▽

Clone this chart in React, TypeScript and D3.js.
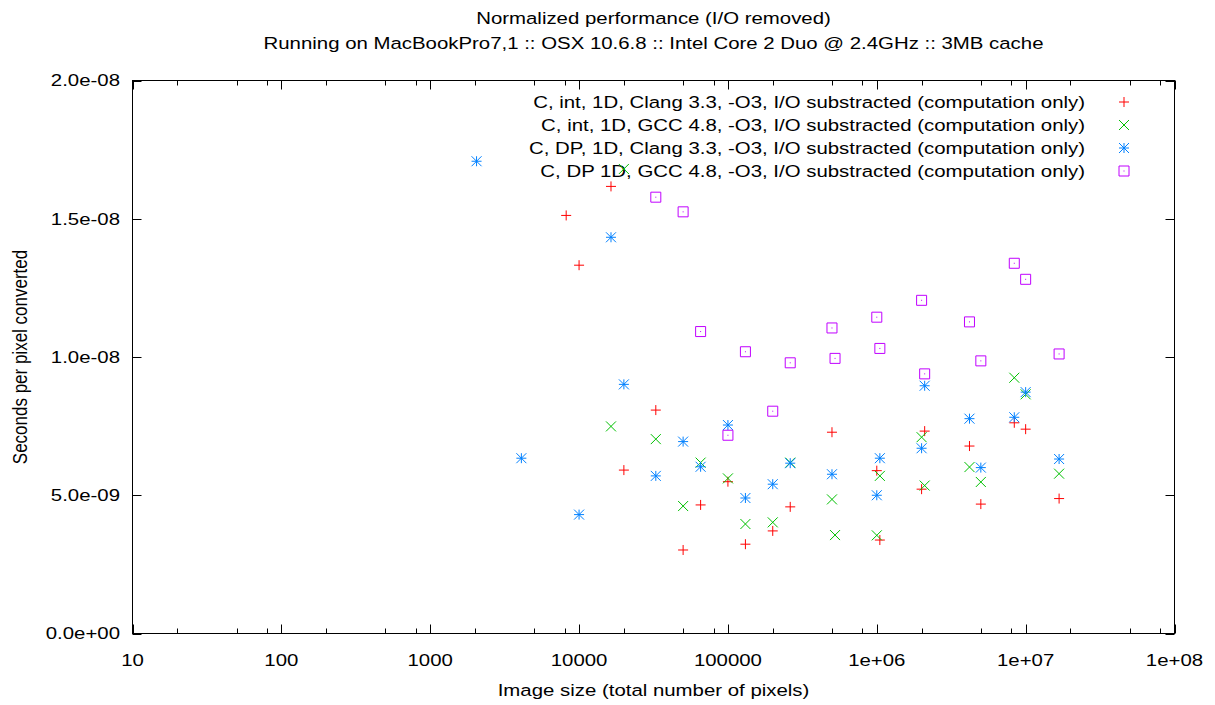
import React, { useEffect, useRef } from "react";
import * as d3 from "d3";

const titleLines = [
  "Normalized performance (I/O removed)",
  "Running on MacBookPro7,1 :: OSX 10.6.8 :: Intel Core 2 Duo @ 2.4GHz :: 3MB cache",
];

const xTickValues = [10, 100, 1000, 10000, 100000, 1e6, 1e7, 1e8];
const xTickLabels = ["10", "100", "1000", "10000", "100000", "1e+06", "1e+07", "1e+08"];
const yTickValues = [0, 5e-9, 1e-8, 1.5e-8, 2e-8];
const yTickLabels = ["0.0e+00", "5.0e-09", "1.0e-08", "1.5e-08", "2.0e-08"];

// C, int, 1D, Clang 3.3
const clangIntSizes = [8192, 10000, 16384, 20000, 32768, 50000, 65536, 100000, 131072, 200000, 262144, 500000, 1e6, 1048576, 2e6, 2097152, 4194304, 5e6, 8388608, 1e7, 16777216];
const clangIntTimes = [15.12, 13.32, 16.17, 5.91, 8.08, 3.02, 4.65, 5.49, 3.23, 3.71, 4.58, 7.28, 5.89, 3.38, 5.22, 7.32, 6.78, 4.68, 7.62, 7.39, 4.88];

// C, int, 1D, GCC 4.8
const gccIntSizes = [16384, 20000, 32768, 50000, 65536, 100000, 131072, 200000, 262144, 500000, 524288, 1e6, 1048576, 2e6, 2097152, 4194304, 5e6, 8388608, 1e7, 16777216];
const gccIntTimes = [7.49, 16.8, 7.03, 4.61, 6.18, 5.61, 3.96, 4.02, 6.18, 4.85, 3.56, 3.55, 5.7, 7.1, 5.35, 6.02, 5.48, 9.25, 8.65, 5.78];

// C, DP, 1D, Clang 3.3
const clangDpSizes = [2048, 4096, 10000, 16384, 20000, 32768, 50000, 65536, 100000, 131072, 200000, 262144, 500000, 1e6, 1048576, 2e6, 2097152, 4194304, 5e6, 8388608, 1e7, 16777216];
const clangDpTimes = [17.08, 6.34, 4.3, 14.33, 9.01, 5.7, 6.94, 6.03, 7.54, 4.9, 5.4, 6.16, 5.76, 5.0, 6.34, 6.7, 8.96, 7.77, 6.0, 7.82, 8.73, 6.31];

// C, DP 1D, GCC 4.8
const gccDpSizes = [32768, 50000, 65536, 100000, 131072, 200000, 262144, 500000, 524288, 1e6, 1048576, 2e6, 2097152, 4194304, 5e6, 8388608, 1e7, 16777216];
const gccDpTimes = [15.78, 15.25, 10.92, 7.17, 10.19, 8.04, 9.79, 11.05, 9.95, 11.44, 10.31, 12.05, 9.39, 11.27, 9.86, 13.39, 12.81, 10.11];

const seriesLabels = [
  "C, int, 1D, Clang 3.3, -O3, I/O substracted (computation only)",
  "C, int, 1D, GCC 4.8, -O3, I/O substracted (computation only)",
  "C, DP, 1D, Clang 3.3, -O3, I/O substracted (computation only)",
  "C, DP 1D, GCC 4.8, -O3, I/O substracted (computation only)",
];
const seriesColors = ["#ff0000", "#00c000", "#0080ff", "#c000ff"];
const seriesShapes = ["plus", "cross", "star", "box"];

const W = 1215;
const H = 705;
const FONT = "'Liberation Sans', Arial, sans-serif";
const STRETCH = 1.2; // the reference glyphs are wider than they are tall

const markerPath = (shape: string, s: number) => {
  const plus = `M${-s},0H${s}M0,${-s}V${s}`;
  const cross = `M${-s},${-s}L${s},${s}M${-s},${s}L${s},${-s}`;
  if (shape === "plus") return plus;
  if (shape === "cross") return cross;
  if (shape === "star") return plus + cross;
  return `M${-s},${-s}H${s}V${s}H${-s}Z`;
};

const App = () => {
  const svgRef = useRef<SVGSVGElement>(null);

  useEffect(() => {
    const svg = d3.select(svgRef.current);
    svg.selectAll("*").remove();

    const left = 132.5, right = 1174.5, top = 80.5, bottom = 633.5;
    const x = d3.scaleLog().domain([10, 1e8]).range([left, right]);
    const y = d3.scaleLinear().domain([0, 2e-8]).range([bottom, top]);

    svg.append("rect").attr("width", W).attr("height", H).attr("fill", "white");

    // horizontal stretch is applied in screen space, so rotated text gets it across its height
    const label = (tx: number, ty: number, anchor: string, text: string, rotated = false) =>
      svg.append("text")
        .attr("transform", rotated
          ? `translate(${tx},${ty}) scale(${STRETCH},1) rotate(-90)`
          : `translate(${tx},${ty}) scale(${STRETCH},1)`)
        .attr("text-anchor", anchor)
        .attr("dominant-baseline", "central")
        .style("font-family", FONT)
        .style("font-size", "17px")
        .text(text);

    // titles
    titleLines.forEach((t, i) => label((left + right) / 2, 18 + i * 25, "middle", t));

    // x ticks: majors at decades, minors at 2,5,8
    const minor: number[] = [];
    for (let d = 10; d < 1e8; d *= 10) [2, 5, 8].forEach(m => minor.push(d * m));
    const ticks = svg.append("g").attr("stroke", "black").attr("stroke-width", 1);
    xTickValues.forEach(v => {
      const px = Math.round(x(v)) + 0.5;
      ticks.append("line").attr("x1", px).attr("x2", px).attr("y1", bottom).attr("y2", bottom - 9);
      ticks.append("line").attr("x1", px).attr("x2", px).attr("y1", top).attr("y2", top + 9);
    });
    minor.forEach(v => {
      const px = Math.round(x(v)) + 0.5;
      ticks.append("line").attr("x1", px).attr("x2", px).attr("y1", bottom).attr("y2", bottom - 5);
      ticks.append("line").attr("x1", px).attr("x2", px).attr("y1", top).attr("y2", top + 5);
    });
    yTickValues.forEach(v => {
      const py = Math.round(y(v)) + 0.5;
      ticks.append("line").attr("x1", left).attr("x2", left + 9).attr("y1", py).attr("y2", py);
      ticks.append("line").attr("x1", right).attr("x2", right - 9).attr("y1", py).attr("y2", py);
    });

    // tick labels
    xTickValues.forEach((v, i) => label(x(v), 660, "middle", xTickLabels[i]));
    yTickValues.forEach((v, i) => label(120, y(v), "end", yTickLabels[i]));

    // axis titles
    label((left + right) / 2, 690, "middle", "Image size (total number of pixels)");
    label(20, (top + bottom) / 2, "middle", "Seconds per pixel converted", true);

    // frame
    svg.append("rect")
      .attr("x", left).attr("y", top)
      .attr("width", right - left).attr("height", bottom - top)
      .attr("fill", "none").attr("stroke", "black").attr("stroke-width", 1);

    // legend
    seriesLabels.forEach((text, i) => {
      const ly = 102 + i * 23;
      label(1085, ly, "end", text);
      svg.append("path")
        .attr("transform", `translate(1124,${ly})`)
        .attr("d", markerPath(seriesShapes[i], 5))
        .attr("fill", "none")
        .attr("stroke", seriesColors[i])
        .attr("stroke-width", 1);
      if (seriesShapes[i] === "box") {
        svg.append("rect").attr("x", 1123.5).attr("y", ly - 0.5).attr("width", 1).attr("height", 1).attr("fill", seriesColors[i]);
      }
    });

    // points
    const series = [
      { xs: clangIntSizes, ys: clangIntTimes },
      { xs: gccIntSizes, ys: gccIntTimes },
      { xs: clangDpSizes, ys: clangDpTimes },
      { xs: gccDpSizes, ys: gccDpTimes },
    ];
    series.forEach((s, i) => {
      const pts = s.xs.map((v, j) => [x(v), y(s.ys[j] * 1e-9)]);
      const g = svg.append("g");
      g.selectAll("path")
        .data(pts)
        .enter()
        .append("path")
        .attr("transform", d => `translate(${d[0]},${d[1]})`)
        .attr("d", markerPath(seriesShapes[i], 5))
        .attr("fill", "none")
        .attr("stroke", seriesColors[i])
        .attr("stroke-width", 1);
      if (seriesShapes[i] === "box") {
        g.selectAll("rect.dot")
          .data(pts)
          .enter()
          .append("rect")
          .attr("class", "dot")
          .attr("x", d => d[0] - 0.5)
          .attr("y", d => d[1] - 0.5)
          .attr("width", 1)
          .attr("height", 1)
          .attr("fill", seriesColors[i]);
      }
    });
  }, []);

  return (
    <svg
      ref={svgRef}
      width={W}
      height={H}
      style={{ position: "absolute", left: 0, top: 0, display: "block" }}
    />
  );
};

export default App;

△

:: Required task ::
Begin at the first line of the data above and repeat each line exactly, stopping after the line containing "7.82, 8.73, 6.31];". Omit the pictures.

:: Final result ::
Clone this chart in React, TypeScript and D3.js.
import React, { useEffect, useRef } from "react";
import * as d3 from "d3";

const titleLines = [
  "Normalized performance (I/O removed)",
  "Running on MacBookPro7,1 :: OSX 10.6.8 :: Intel Core 2 Duo @ 2.4GHz :: 3MB cache",
];

const xTickValues = [10, 100, 1000, 10000, 100000, 1e6, 1e7, 1e8];
const xTickLabels = ["10", "100", "1000", "10000", "100000", "1e+06", "1e+07", "1e+08"];
const yTickValues = [0, 5e-9, 1e-8, 1.5e-8, 2e-8];
const yTickLabels = ["0.0e+00", "5.0e-09", "1.0e-08", "1.5e-08", "2.0e-08"];

// C, int, 1D, Clang 3.3
const clangIntSizes = [8192, 10000, 16384, 20000, 32768, 50000, 65536, 100000, 131072, 200000, 262144, 500000, 1e6, 1048576, 2e6, 2097152, 4194304, 5e6, 8388608, 1e7, 16777216];
const clangIntTimes = [15.12, 13.32, 16.17, 5.91, 8.08, 3.02, 4.65, 5.49, 3.23, 3.71, 4.58, 7.28, 5.89, 3.38, 5.22, 7.32, 6.78, 4.68, 7.62, 7.39, 4.88];

// C, int, 1D, GCC 4.8
const gccIntSizes = [16384, 20000, 32768, 50000, 65536, 100000, 131072, 200000, 262144, 500000, 524288, 1e6, 1048576, 2e6, 2097152, 4194304, 5e6, 8388608, 1e7, 16777216];
const gccIntTimes = [7.49, 16.8, 7.03, 4.61, 6.18, 5.61, 3.96, 4.02, 6.18, 4.85, 3.56, 3.55, 5.7, 7.1, 5.35, 6.02, 5.48, 9.25, 8.65, 5.78];

// C, DP, 1D, Clang 3.3
const clangDpSizes = [2048, 4096, 10000, 16384, 20000, 32768, 50000, 65536, 100000, 131072, 200000, 262144, 500000, 1e6, 1048576, 2e6, 2097152, 4194304, 5e6, 8388608, 1e7, 16777216];
const clangDpTimes = [17.08, 6.34, 4.3, 14.33, 9.01, 5.7, 6.94, 6.03, 7.54, 4.9, 5.4, 6.16, 5.76, 5.0, 6.34, 6.7, 8.96, 7.77, 6.0, 7.82, 8.73, 6.31];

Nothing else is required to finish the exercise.